Elders of Wahpeton Dakota had long campaigned to have Plains bison reintroduced to their lands as they believed it would bring good fortune to Canada’s First Nations people. When officials at Wanuskewin Heritage Park finally agreed to reintroduce the animals in December 2019, more than 100 years after they were nearly hunted into extinction, it did not take long for something astonishing to happen.

Just eight months after the bison were released, they uncovered a series of ancient rock carvings, or petroglyphs, and the tools used to create them around 1,000 years ago.

The park’s chief archaeologist and co-founder, Ernie Walker, made the discovery with the park’s bison manager Craig Thoms near a spot where the bison take dust baths. When Walker first noticed the grooves cut into the rocks, he assumed that it was a mark made by a modern tool. But brushing the dust away revealed more markings like them, and he realized he was looking at something quite different.

“They were all parallel, all symmetrical,” Walker told the Smithsonian. “It was at that point I realized this [was] actually what is known as a petroglyph. This was intentionally carved.”
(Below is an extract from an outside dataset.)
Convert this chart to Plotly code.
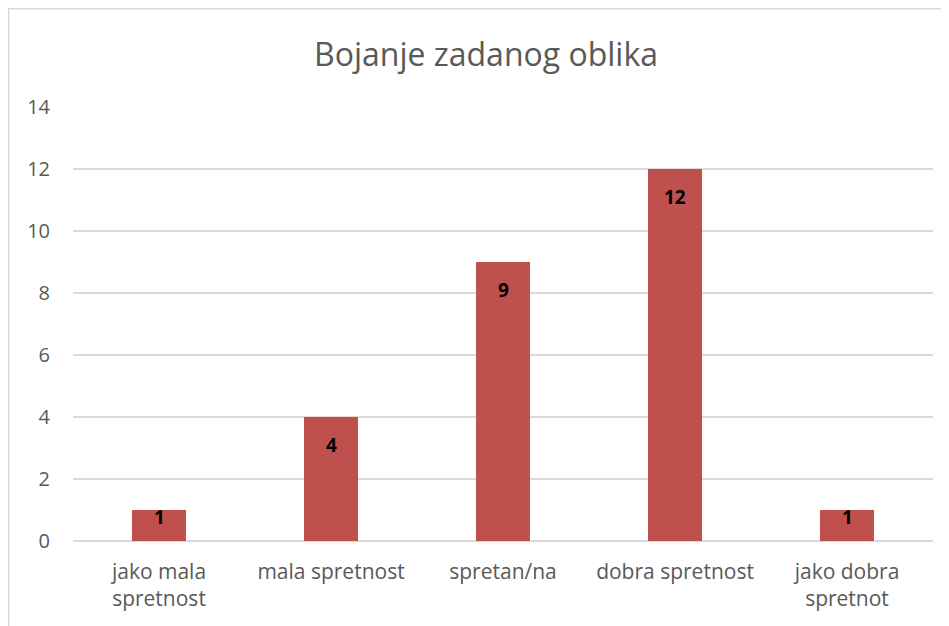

In rolling around in the earth, the bison had revealed what is known as a “ribstone”—a 550-pound boulder carving depicting bison’s ribs. Further investigation led to the discovery of three further carvings, one larger stone with a grid carved pattern, a smaller example marked with pits and grooves, and 1,200-pound boulder engraved with lines. Experts have dated the carvings at around 1,000 years old.

“We’d found the detritus of everyday living: broken stone tools and debris from the manufacture of stone tools, bones, charcoal, potsherds, seeds and things like that,” Walker said. “But [we] didn’t find ideas. [We] didn’t find emotions. The petroglyphs brought that. They’re that other dimension. They’re a glimpse into somebody’s hopes and dreams.”

Perhaps the most stunning discovery was a stone knife used to create the petroglyphs as though the artist had just downed their tools mere moments, and not hundreds of years, ago.

“The elders used to tell us when the bison come back, that’s when there’ll be a good change in our history,”  Wahpeton Dakota Elder Cy Standing said. “We’ve been down a long time. But it feels like we are starting the way up.”

The park has a long-standing relationship with the First Nations people whose heritage any archaeological investigations involve. On finding the petroglyphs, the staff invited park elders in to offer spiritual guidance in what to do with what they had found. While First Nations beliefs hold that all rocks are sacred and should not be moved, they conceded that to preserve these unique, ancient carvings, they could be moved into a museum.

“You know, we don’t really know our history. We have oral history,” said Standing, “… but all the books were written after contact. [The petroglyphs] show us more. We had a good life. Our children need to know that so they can go forward.”